Under Butler's administration the Local developed an effective newspaper, the City Hospital Worker; supported an award-winning choir, the Voices of Local 420; and participated in the Coalition of Black Trade Unionists, the New York State Black and Puerto Rican Caucus, the Coalition of Labor Union Women, Jesse Jackson's Operation PUSH, the NAACP, the National Urban League, the Southern Christian Leadership Conference's Labor Committee and other labor and civil rights organizations. The Local became a leading force in ASCME DC37's Hospitals Division and in AFSCME's Health Advisory Committee. Local 420 members traveled to the South to support civil rights and labor struggles, and were central to the campaign to have the birthday of Dr. Martin Luther King, Jr. birthday established as a national holiday.

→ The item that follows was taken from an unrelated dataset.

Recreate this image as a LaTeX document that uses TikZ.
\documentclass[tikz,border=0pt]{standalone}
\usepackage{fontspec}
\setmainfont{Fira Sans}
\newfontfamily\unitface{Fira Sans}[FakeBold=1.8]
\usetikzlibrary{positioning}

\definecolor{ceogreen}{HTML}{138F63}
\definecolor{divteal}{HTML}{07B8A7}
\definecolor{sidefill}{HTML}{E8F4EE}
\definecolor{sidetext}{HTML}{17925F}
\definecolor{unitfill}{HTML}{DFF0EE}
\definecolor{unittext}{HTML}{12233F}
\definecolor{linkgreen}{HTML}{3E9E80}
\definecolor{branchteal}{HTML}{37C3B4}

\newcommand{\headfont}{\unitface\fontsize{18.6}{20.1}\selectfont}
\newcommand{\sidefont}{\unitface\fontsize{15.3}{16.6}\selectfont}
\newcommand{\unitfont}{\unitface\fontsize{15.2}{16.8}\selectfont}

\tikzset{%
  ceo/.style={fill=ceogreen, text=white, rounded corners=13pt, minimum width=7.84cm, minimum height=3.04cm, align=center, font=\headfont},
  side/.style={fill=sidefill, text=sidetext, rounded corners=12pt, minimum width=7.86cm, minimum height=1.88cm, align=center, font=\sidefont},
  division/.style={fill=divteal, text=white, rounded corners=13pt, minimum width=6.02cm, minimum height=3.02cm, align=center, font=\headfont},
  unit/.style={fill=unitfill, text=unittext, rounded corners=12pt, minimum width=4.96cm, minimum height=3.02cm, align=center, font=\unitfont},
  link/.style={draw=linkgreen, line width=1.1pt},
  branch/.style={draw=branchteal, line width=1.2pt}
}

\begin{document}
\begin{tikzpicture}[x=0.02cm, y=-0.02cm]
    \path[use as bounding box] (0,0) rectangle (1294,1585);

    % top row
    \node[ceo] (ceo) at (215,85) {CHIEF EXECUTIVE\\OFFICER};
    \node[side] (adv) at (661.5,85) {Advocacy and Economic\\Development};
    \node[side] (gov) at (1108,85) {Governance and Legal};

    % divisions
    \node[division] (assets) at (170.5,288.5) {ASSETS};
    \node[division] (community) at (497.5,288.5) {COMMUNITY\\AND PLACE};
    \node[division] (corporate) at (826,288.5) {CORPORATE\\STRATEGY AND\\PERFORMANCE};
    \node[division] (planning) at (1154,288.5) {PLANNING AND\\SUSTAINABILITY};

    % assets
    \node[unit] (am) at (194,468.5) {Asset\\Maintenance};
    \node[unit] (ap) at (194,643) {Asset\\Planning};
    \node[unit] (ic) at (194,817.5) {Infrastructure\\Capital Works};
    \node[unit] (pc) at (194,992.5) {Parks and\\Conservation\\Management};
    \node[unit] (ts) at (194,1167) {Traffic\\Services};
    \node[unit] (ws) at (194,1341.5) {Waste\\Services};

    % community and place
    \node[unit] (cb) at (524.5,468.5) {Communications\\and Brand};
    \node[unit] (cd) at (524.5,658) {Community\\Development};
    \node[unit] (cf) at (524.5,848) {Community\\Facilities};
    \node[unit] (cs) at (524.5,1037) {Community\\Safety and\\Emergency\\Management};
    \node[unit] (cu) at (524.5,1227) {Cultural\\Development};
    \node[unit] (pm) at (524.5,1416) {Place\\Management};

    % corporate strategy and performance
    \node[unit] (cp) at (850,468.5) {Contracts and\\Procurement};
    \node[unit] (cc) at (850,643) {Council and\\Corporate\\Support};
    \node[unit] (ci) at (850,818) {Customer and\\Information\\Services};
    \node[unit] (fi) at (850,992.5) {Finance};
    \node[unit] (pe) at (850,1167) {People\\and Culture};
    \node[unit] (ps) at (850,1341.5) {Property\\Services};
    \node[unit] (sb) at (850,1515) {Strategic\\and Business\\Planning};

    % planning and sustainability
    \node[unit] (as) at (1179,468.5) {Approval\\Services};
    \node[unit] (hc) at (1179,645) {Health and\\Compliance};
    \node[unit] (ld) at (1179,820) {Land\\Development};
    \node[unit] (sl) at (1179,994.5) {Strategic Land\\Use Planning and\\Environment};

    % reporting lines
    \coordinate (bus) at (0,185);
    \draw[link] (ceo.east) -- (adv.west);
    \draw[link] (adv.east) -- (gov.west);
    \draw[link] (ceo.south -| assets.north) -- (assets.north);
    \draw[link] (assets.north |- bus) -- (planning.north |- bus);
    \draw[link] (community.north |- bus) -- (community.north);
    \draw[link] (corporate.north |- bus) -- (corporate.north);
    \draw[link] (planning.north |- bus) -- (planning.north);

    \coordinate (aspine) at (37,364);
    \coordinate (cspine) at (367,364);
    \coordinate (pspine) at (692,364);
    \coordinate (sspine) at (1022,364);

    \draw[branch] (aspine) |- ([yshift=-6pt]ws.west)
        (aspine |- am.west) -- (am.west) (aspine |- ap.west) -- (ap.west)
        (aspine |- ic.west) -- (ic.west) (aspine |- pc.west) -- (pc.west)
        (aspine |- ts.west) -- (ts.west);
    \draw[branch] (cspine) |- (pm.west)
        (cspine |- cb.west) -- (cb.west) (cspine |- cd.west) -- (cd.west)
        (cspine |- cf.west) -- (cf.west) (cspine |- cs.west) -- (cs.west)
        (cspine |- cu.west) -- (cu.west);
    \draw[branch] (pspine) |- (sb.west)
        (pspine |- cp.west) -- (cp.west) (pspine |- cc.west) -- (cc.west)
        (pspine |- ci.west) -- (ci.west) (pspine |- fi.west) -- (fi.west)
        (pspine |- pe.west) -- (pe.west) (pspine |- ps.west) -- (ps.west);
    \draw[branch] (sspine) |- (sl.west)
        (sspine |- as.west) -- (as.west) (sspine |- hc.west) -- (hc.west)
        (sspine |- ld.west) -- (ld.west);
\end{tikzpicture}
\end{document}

As a result of the staunch opposition of Local 420 and DC37, the Giuliani administration was prevented from selling off Coney Island, Elmhurst and Queens hospitals, as a first step toward dismantling the city hospital system. Despite the reluctance of other New York labor leaders to confront a popular mayor, President Butler organized rallies, prayer vigils outside homes of city officials, and a "Freedom Bus," which followed the mayor on the senate campaign trail. A landmark court decision blocked the sale of entire facilities, but Giuliani pushed ahead with drastic cutbacks in funding of the Health and Hospitals Corporation, reallocation of Medicaid funds to private hospitals, closures, and privatization of some hospital services, with the result that the Local's membership dropped to 7,500 and the number of municipal hospitals to 11 by 2001. Clashes between Butler and DC37 executive director Stanley Hill meant that the local could no longer count on firm Council backing in negotiations. In the late 1990s dissent began to grow within the Local, as members questioned lavish expenditures by the leadership, a burdensome dues increase, and plans for an expensive new local headquarters that never materialized.

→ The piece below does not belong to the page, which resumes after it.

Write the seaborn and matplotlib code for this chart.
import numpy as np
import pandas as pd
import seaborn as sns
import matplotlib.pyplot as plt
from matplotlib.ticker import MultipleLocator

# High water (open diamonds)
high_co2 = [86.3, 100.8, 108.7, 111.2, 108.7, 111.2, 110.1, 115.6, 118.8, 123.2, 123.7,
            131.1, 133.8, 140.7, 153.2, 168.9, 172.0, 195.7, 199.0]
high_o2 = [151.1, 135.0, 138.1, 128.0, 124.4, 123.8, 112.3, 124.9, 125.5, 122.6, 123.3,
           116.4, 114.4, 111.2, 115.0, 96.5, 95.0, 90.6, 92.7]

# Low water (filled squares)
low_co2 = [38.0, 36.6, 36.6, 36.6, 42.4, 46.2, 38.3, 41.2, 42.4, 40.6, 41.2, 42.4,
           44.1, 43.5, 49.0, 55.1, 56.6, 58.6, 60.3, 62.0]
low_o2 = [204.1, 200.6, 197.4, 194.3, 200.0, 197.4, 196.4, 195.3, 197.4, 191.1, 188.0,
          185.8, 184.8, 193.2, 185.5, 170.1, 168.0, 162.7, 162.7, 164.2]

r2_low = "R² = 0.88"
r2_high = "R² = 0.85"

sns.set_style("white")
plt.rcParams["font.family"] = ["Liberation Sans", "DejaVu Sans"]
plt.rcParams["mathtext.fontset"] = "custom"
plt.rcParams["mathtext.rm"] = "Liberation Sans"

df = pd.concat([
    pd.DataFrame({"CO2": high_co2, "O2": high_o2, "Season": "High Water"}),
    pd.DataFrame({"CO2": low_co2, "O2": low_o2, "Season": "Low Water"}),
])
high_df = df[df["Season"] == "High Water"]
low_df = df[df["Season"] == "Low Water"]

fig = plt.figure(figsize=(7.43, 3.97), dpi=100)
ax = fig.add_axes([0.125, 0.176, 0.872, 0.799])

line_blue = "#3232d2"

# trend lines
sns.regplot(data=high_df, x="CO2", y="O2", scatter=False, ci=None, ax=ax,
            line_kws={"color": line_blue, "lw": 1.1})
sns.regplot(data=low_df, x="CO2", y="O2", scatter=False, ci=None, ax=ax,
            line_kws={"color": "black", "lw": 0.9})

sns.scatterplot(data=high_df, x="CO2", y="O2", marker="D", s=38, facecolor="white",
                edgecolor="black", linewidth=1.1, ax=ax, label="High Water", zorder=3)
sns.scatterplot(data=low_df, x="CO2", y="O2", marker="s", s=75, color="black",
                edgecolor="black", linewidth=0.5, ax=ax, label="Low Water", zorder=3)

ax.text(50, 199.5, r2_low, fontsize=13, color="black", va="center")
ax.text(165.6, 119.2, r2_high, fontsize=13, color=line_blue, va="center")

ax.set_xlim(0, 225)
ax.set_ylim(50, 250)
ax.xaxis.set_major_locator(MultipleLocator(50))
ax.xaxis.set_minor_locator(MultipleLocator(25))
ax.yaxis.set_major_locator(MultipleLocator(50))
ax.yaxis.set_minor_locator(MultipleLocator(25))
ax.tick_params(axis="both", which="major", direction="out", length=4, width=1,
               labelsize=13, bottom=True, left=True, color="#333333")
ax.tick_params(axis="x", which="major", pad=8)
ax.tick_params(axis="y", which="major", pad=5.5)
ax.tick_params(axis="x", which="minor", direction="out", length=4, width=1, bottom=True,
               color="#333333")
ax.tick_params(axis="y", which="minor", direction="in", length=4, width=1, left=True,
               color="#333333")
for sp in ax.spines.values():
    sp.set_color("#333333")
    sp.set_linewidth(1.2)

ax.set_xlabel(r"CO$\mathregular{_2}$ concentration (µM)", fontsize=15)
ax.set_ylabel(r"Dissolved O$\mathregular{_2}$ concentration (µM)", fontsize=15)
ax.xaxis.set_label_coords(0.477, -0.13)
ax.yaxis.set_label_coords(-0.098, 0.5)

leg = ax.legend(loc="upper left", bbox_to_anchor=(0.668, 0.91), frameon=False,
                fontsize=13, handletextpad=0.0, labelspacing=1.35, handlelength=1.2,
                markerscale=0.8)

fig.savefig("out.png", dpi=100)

In December local vice-president Carmen Charles, representing the opposition within the local, challenged James Butler for the presidency and won, by a narrow margin. Despite repeated challenges to the election result by the Butler slate and inaction by DC 37, Charles's victory was finally confirmed by AFSCME's national Judicial Panel in May 2002. The new administration has embarked on a program of revitalization and reorganization, aimed at defending the some of the city's most vulnerable municipal workers in the chilly climate of the new millennium.
Sources:
Bernard and Jewel Bellush, Union Power and New York: Victor Gotbaum and District Council 37(New York: Praeger Publishers, 1984).
Dierdre McFadyen, "Butler's Last Stand," City Limits Monthly(on-line), November 2001.
Silver Anniversary Celebration of Jim Butler, October 11, 1997 (New York: AFSCME, Local 420, 1997).